- Born: Russia
- Died: June 1, 1907 Manhattan, New York, United States
- Cause of death: Murdered
- Occupation: Professional gambler
- Known for: Gambler and underworld figure in New York during the early 20th century.

= The Bottler =

Charles "the Bottler" Greenwich (died June 1, 1907) was a Russian-born American gambler and underworld figure in New York. He ran a highly popular stuss parlor in the Five Points district during the early 20th century, one which was considered the most successful in the East Side, until his death when he confronted Kid Twist and the Eastman Gang from taking over his gambling establishment. It was his death, according to gangland lore, that resulted in the murder of Kid Twist and his bodyguard Cyclone Louie by Louie the Lump in 1908.

==Biography==
Little is known of his life prior to his arrival in New York, except only that he was of Russian origin, and was described as "round, inoffensive, well-dressed and affable". He soon gained a reputation as a "money maker" in the underworld, specifically for his clever methods for cheating, and began building up a successful illegal gambling empire based around his Glonconda stuss parlor on Suffolk Street. The Bottler's success soon attracted Kid Twist, then leader of the Eastman Gang, who took advantage of The Bottler's affiliation with the rival Five Points Gang and sought to take over his operation by forcing The Bottler to take on Harry Stahl as his partner. (Stahl was presented as "Kid Dahl" in Alfred Henry Lewis's 1912 book, The Apaches of New York, a fictionalized true crime novel about New York City's early gangsters, which crime historian Herbert Asbury used as a source for his 1928 book, The Gangs of New York.) Unsure that the Five Pointers could protect him, especially in the midst of their gang war with the Eastmans, The Bottler was forced to agree to Kid Twist's terms. He and Stahl split the profits equally for six weeks until Stahl brought in The Nailer and ordered The Bottler to leave. Although he considered going to the police, The Bottler decided against it and instead barred his doors to Stahl and sent word to the Five Pointers in preparation to make a stand against the Eastmans.
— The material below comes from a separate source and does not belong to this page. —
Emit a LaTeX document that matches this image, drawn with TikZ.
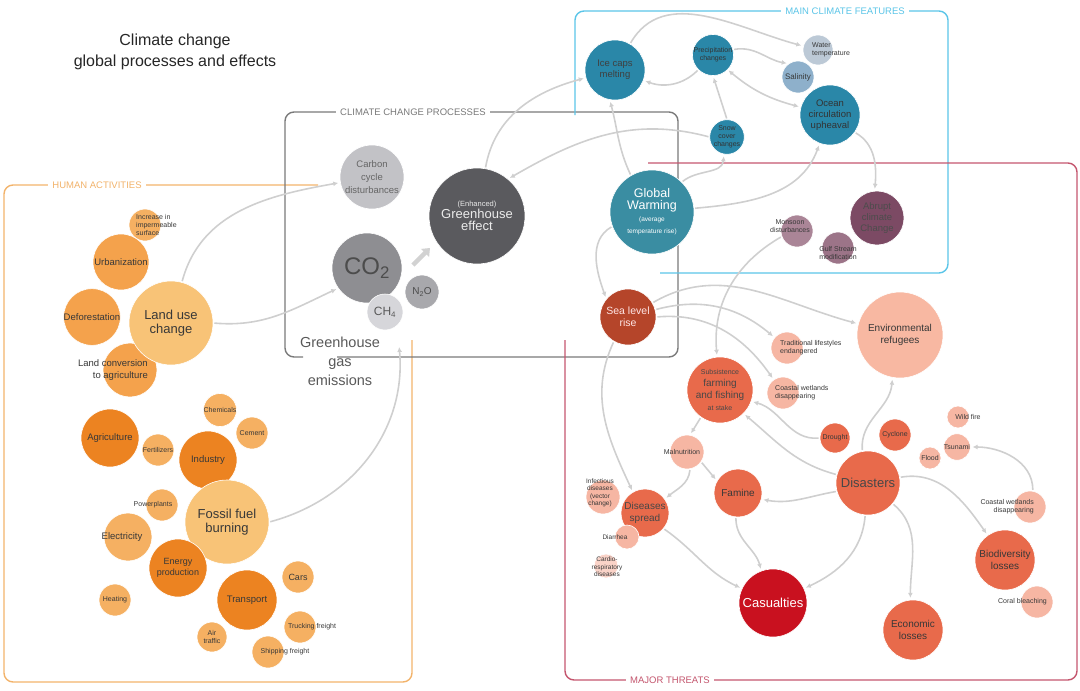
\documentclass[tikz,border=0pt]{standalone}
\usepackage{fontspec}
\setmainfont{Liberation Sans}
\usetikzlibrary{arrows.meta,calc}
\definecolor{oL}{HTML}{F8C377}
\definecolor{oM}{HTML}{F4A24C}
\definecolor{oD}{HTML}{EC8321}
\definecolor{oP}{HTML}{F5B062}
\definecolor{gL}{HTML}{C2C2C6}
\definecolor{gM}{HTML}{8E8E92}
\definecolor{gD}{HTML}{5A5A5E}
\definecolor{gP}{HTML}{D6D6DA}
\definecolor{gN}{HTML}{A8A8AC}
\definecolor{bD}{HTML}{2A87A8}
\definecolor{bT}{HTML}{3A8DA2}
\definecolor{bP}{HTML}{BCC9D6}
\definecolor{bS}{HTML}{8EB0CB}
\definecolor{pD}{HTML}{7C4A64}
\definecolor{pM}{HTML}{AA8597}
\definecolor{pN}{HTML}{9C7488}
\definecolor{rD}{HTML}{B5452A}
\definecolor{rM}{HTML}{E86A4B}
\definecolor{rP}{HTML}{F6B6A3}
\definecolor{rR}{HTML}{C9111F}
\definecolor{rF}{HTML}{F8B8A2}
\definecolor{fO}{HTML}{F2B36B}
\definecolor{fG}{HTML}{7A7A7A}
\definecolor{fB}{HTML}{5BC5E8}
\definecolor{fR}{HTML}{C4566E}
\definecolor{cn}{HTML}{CFCFCF}
\newcommand\fz[2]{\fontsize{#1}{#2}\selectfont}
\begin{document}
\begin{tikzpicture}[x=1pt,y=-1pt,
  bub/.style={circle,inner sep=0pt,align=center,minimum size={2*#1pt},draw=white,line width=0.6pt,text=black!78},
  frame/.style={line width=1.4pt,rounded corners=9pt},
  ftitle/.style={fill=white,inner xsep=4pt,inner ysep=1pt,font=\fz{9.5}{11}},
  conn/.style={draw=cn,line width=1.6pt,-{Latex[length=5pt,width=5pt]},shorten >=2pt,shorten <=1pt},
  lbl/.style={inner sep=0pt,text=black!78},
  s7/.style={font=\fz{7}{8}},
  s8/.style={font=\fz{8}{9}},
  s10/.style={font=\fz{10}{11.5}},
  s13/.style={font=\fz{13}{14.5}}]
\useasboundingbox (0,0) rectangle (1080,691);
% title
\node[font=\fz{16}{21},align=center,text=black!85] (title) at (175,52) {Climate change\\global processes and effects};
% frames
\draw[frame,fO] (318,185) -- (4,185) -- (4,682) -- (412,682) -- (412,340);
\node[ftitle,text=fO] (tHA) at (97,185) {HUMAN ACTIVITIES};
\draw[frame,fG] (303,357) -- (285,357) -- (285,112) -- (678,112) -- (678,357) -- (337,357);
\node[ftitle,text=fG] (tCP) at (413,112) {CLIMATE CHANGE PROCESSES};
\draw[frame,fB] (575,115) -- (575,11) -- (948,11) -- (948,273) -- (660,273);
\node[ftitle,text=fB] (tMF) at (845,11) {MAIN CLIMATE FEATURES};
\draw[frame,fR] (648,163) -- (1077,163) -- (1077,680) -- (565,680) -- (565,340);
\node[ftitle,text=fR] (tMT) at (670,680) {MAJOR THREATS};
% greenhouse gas label
\node[font=\fz{14.5}{19},align=center,text=black!65,inner sep=0pt] (ghg) at (340,361) {Greenhouse\\gas\\emissions};
\coordinate (ghgin) at (399,345);
% ---------- human activities
\node[bub=16,fill=oP] (imp) at (145,225) {};
\node[lbl,s7,anchor=west,align=left] (impt) at (136,225) {Increase in\\impermeable\\surface};
\node[bub=28,fill=oM,font=\fz{9.5}{11}] (urb) at (121,262) {Urbanization};
\node[bub=27,fill=oM,font=\fz{9.5}{11}] (def) at (92,317) {Deforestation};
\node[bub=27,fill=oM] (lconv) at (130,370) {};
\node[lbl,font=\fz{9.5}{11.5},anchor=east,align=right] (lconvt) at (148,370) {Land conversion\\to agriculture};
\node[bub=42,fill=oL,s13] (land) at (171,323) {Land use\\change};
\node[bub=29,fill=oD,font=\fz{9.5}{11}] (agr) at (110,438) {Agriculture};
\node[bub=16,fill=oP,s7] (fert) at (158,450) {Fertilizers};
\node[bub=15,fill=oP,s7] (chem) at (220,410) {Chemicals};
\node[bub=16,fill=oP,s7] (cem) at (252,433) {Cement};
\node[bub=29,fill=oD,font=\fz{9.5}{11}] (ind) at (208,460) {Industry};
\node[bub=16,fill=oP] (pow) at (162,505) {};
\node[lbl,s7] (powt) at (153,505) {Powerplants};
\node[bub=42,fill=oL,s13] (fossil) at (227,522) {Fossil fuel\\burning};
\node[bub=24,fill=oP] (elec) at (128,537) {};
\node[lbl,font=\fz{9.5}{11}] (elect) at (122,537) {Electricity};
\node[bub=29,fill=oD,font=\fz{9}{10.5}] (energy) at (178,568) {Energy\\production};
\node[bub=16,fill=oP,s7] (heat) at (115,600) {Heating};
\node[bub=30,fill=oD,font=\fz{9.5}{11}] (trans) at (247,600) {Transport};
\node[bub=16,fill=oP,font=\fz{9}{10}] (cars) at (298,577) {Cars};
\node[bub=15,fill=oP,s7] (air) at (212,637) {Air\\traffic};
\node[bub=16,fill=oP] (truck) at (300,627) {};
\node[lbl,s7] (truckt) at (312,627) {Trucking freight};
\node[bub=16,fill=oP] (ship) at (268,652) {};
\node[lbl,s7] (shipt) at (285,652) {Shipping freight};
% ---------- climate change processes
\node[bub=32,fill=gL,font=\fz{9.5}{13},text=black!60] (carbon) at (372,177) {Carbon\\cycle\\disturbances};
\node[bub=35,fill=gM,font=\fz{24}{26},text=black!70] (co2) at (367,268) {CO\textsubscript{2}};
\node[bub=18,fill=gP,font=\fz{12}{13},text=black!65] (ch4) at (385,312) {CH\textsubscript{4}};
\node[bub=17,fill=gN,font=\fz{10}{11},text=black!70] (n2o) at (422,292) {N\textsubscript{2}O};
\node[bub=48,fill=gD,text=white!92!black,align=center] (ghe) at (477,216) {{\fz{7.5}{10}(Enhanced)}\\{\fz{13}{15}Greenhouse}\\{\fz{13}{15}effect}};
\draw[gray!35,line width=4.5pt,-{Triangle[length=7pt,width=11pt]}] ($(co2)+(46,-3)$) -- ($(co2)+(63,-20)$);
% ---------- main climate features
\node[bub=30,fill=bD,font=\fz{9.5}{11},text=black!75] (ice) at (615,70) {Ice caps\\melting};
\node[bub=18,fill=bD,s7,text=black!80] (precip) at (713,55) {Precipitation\\changes};
\node[bub=15,fill=bP] (wt) at (818,50) {};
\node[lbl,s7,anchor=west,align=left] (wtt) at (812,50) {Water\\temperature};
\node[bub=16,fill=bS,s8] (sal) at (798,77) {Salinity};
\node[bub=30,fill=bD,font=\fz{9.5}{11},text=black!80] (ocean) at (830,115) {Ocean\\circulation\\upheaval};
\node[bub=17,fill=bD,s7,text=black!80] (snow) at (727,137) {Snow\\cover\\changes};
\node[bub=42,fill=bT,text=white,align=center] (gw) at (652,212) {{\fz{12.5}{14}Global}\\{\fz{12.5}{14}Warming}\\{\fz{6.5}{8}(average}\\{\fz{6.5}{8}temperature rise)}};
\node[bub=27,fill=pD,font=\fz{9.5}{11},text=black!70] (abrupt) at (877,218) {Abrupt\\climate\\Change};
\node[bub=16,fill=pM] (mons) at (797,231) {};
\node[lbl,s7,align=center] (monst) at (790,226) {Monsoon\\disturbances};
\node[bub=16,fill=pN] (gulf) at (838,248) {};
\node[lbl,s7,align=center] (gulft) at (838,253) {Gulf Stream\\modification};
% ---------- major threats
\node[bub=28,fill=rD,font=\fz{10.5}{12},text=white!90!red] (sea) at (628,317) {Sea level\\rise};
\node[bub=16,fill=rP] (trad) at (787,348) {};
\node[lbl,s7,anchor=west,align=left] (tradt) at (780,348) {Traditional lifestyles\\endangered};
\node[bub=43,fill=rF,s10] (ref) at (900,335) {Environmental\\refugees};
\node[bub=16,fill=rP] (cw1) at (783,393) {};
\node[lbl,s7,anchor=west,align=left] (cw1t) at (775,393) {Coastal wetlands\\disappearing};
\node[bub=33,fill=rM,align=center,text=black!72] (subs) at (720,390) {{\fz{7}{9}Subsistence}\\{\fz{10}{11}farming}\\{\fz{10}{11}and fishing}\\{\fz{7}{9}at stake}};
\node[bub=17,fill=rP] (mal) at (687,452) {};
\node[lbl,s7] (malt) at (682,452) {Malnutrition};
\node[bub=15,fill=rM,s7] (drought) at (835,438) {Drought};
\node[bub=16,fill=rM,s7] (cyc) at (895,435) {Cyclone};
\node[bub=11,fill=rP] (wild) at (958,417) {};
\node[lbl,s7] (wildt) at (968,417) {Wild fire};
\node[bub=11,fill=rP,s7] (tsu) at (957,447) {Tsunami};
\node[bub=11,fill=rP,s7] (flood) at (930,458) {Flood};
\node[bub=32,fill=rM,font=\fz{13}{15},text=black!72] (disas) at (868,483) {Disasters};
\node[bub=24,fill=rM,s10] (famine) at (738,493) {Famine};
\node[bub=17,fill=rP] (infect) at (603,497) {};
\node[lbl,font=\fz{6.5}{7.5},align=center] (infectt) at (600,493) {Infectious\\diseases\\(vector\\change)};
\node[bub=24,fill=rM,font=\fz{10}{11.5},text=black!72] (dis) at (645,513) {Diseases\\spread};
\node[bub=12,fill=rP] (diar) at (627,537) {};
\node[lbl,font=\fz{6.5}{7.5}] (diart) at (615,537) {Diarrhea};
\node[bub=12,fill=rP!60!white] (cardio) at (606,566) {};
\node[lbl,font=\fz{6.5}{7.5},align=center] (cardiot) at (607,567) {Cardio-\\respiratory\\diseases};
\node[bub=34,fill=rR,font=\fz{13}{15},text=white] (cas) at (773,603) {Casualties};
\node[bub=30,fill=rM,s10] (eco) at (913,630) {Economic\\losses};
\node[bub=16,fill=rP] (cw2) at (1030,507) {};
\node[lbl,s7,anchor=east,align=right] (cw2t) at (1034,507) {Coastal wetlands\\disappearing};
\node[bub=30,fill=rM,s10] (bio) at (1005,560) {Biodiversity\\losses};
\node[bub=16,fill=rP] (coral) at (1037,602) {};
\node[lbl,s7,anchor=east] (coralt) at (1047,602) {Coral bleaching};
% ---------- connectors
\draw[conn] (land.75) to[out=75,in=190] (carbon.190);
\draw[conn] (land.east) to[out=-5,in=205] (co2.215);
\draw[conn] (fossil.east) to[out=15,in=-85] (ghgin);
\draw[conn] (ghe.80) to[out=80,in=195] (ice.195);
\draw[conn] (snow.west) to[out=165,in=30] (ghe.50);
\draw[conn] (gw.120) to[out=115,in=-75] (ice.-100);
\draw[conn] (gw.200) to[out=210,in=110] (sea.140);
\draw[conn] (ice.60) to[out=60,in=165] (wt.165);
\draw[conn] (precip.225) to[out=225,in=-20] (ice.-20);
\draw[conn] (precip.15) to[out=10,in=170] (sal.125);
\draw[conn] (snow.north) -- (precip.south);
\draw[conn,{Latex[length=5pt,width=5pt]}-{Latex[length=5pt,width=5pt]}] (precip.-45) to[out=-40,in=165] (ocean.165);
\draw[conn] (gw.45) to[out=40,in=-95] (snow.-100);
\draw[conn] (gw.5) to[out=5,in=-110] (ocean.-110);
\draw[conn] (ocean.-35) to[out=-30,in=85] (abrupt.95);
\draw[conn] (mons.200) to[out=210,in=95] (subs.95);
\draw[conn] (sea.30) to[out=30,in=165] (ref.165);
\draw[conn] (sea.15) to[out=15,in=140] (trad.140);
\draw[conn] (sea.0) to[out=5,in=125] (cw1.125);
\draw[conn] (sea.240) to[out=245,in=115] (dis.120);
\draw[conn] (subs.235) to (mal.80);
\draw[conn] (mal.-35) to (famine.150);
\draw[conn] (mal.-80) to[out=-95,in=40] (dis.35);
\draw[conn] (dis.-40) to[out=-35,in=155] (cas.155);
\draw[conn] (famine.-95) to[out=-90,in=105] (cas.110);
\draw[conn] (disas.-95) to[out=-95,in=25] (cas.25);
\draw[conn] (disas.-40) to[out=-40,in=90] (eco.95);
\draw[conn] (disas.10) to[out=10,in=125] (bio.125);
\draw[conn] (disas.195) to[out=190,in=-10] (famine.-15);
\draw[conn] (drought.west) to[out=185,in=-15] (subs.-20);
\draw[conn] (disas.165) to[out=165,in=-40] (subs.-45);
\draw[conn] (disas.100) to[out=95,in=-95] (ref.-100);
\draw[conn] (cw2.80) to[out=90,in=0] (tsu.east);
\end{tikzpicture}
\end{document}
At this time, a police detective from Central Office was tracking down a lush worker when he stumbled upon the scene between the desperate gambler and Harry Stahl both brandishing firearms at each other. The detective managed to relieve both men of their weapons and took them into custody whereupon he marched them both to the local police precinct where the two were charged with disturbance of the peace. Both were tried and Stahl, who repeatedly threatened the life of The Bottler, was fined $5 and released. It was soon after this incident that Stahl allegedly began planning the murder of The Bottler. A few days later, on June 1, 1907, while The Bottler was at his place, a stranger entered the stuss parlor, shot him in the chest twice and left. The Bottler then staggered down Suffolk Street and entered a drug store on Broome Street, where he fell down dead. Harry Stahl was arrested the following evening, and an inquest was held. However, with Kid Twist being at the Delancy station house arguing over the release of an Eastman member and Stahl seen arguing with the owner of a Houston Street restaurant, both men were released due to lack of evidence. Some time after that, a young member of the Five Points Gang known as Louie the Lump ambushed Kid Twist and his bodyguard Cyclone Louie at a Coney Island dance hall and gunned down the two men. The argument had been over a showgirl, Carroll Terry, however it was widely speculated that this had been the Five Pointers' retribution for The Bottler's murder.

The Bottler was portrayed in the 1999 historical novel Dreamland by Kevin Baker.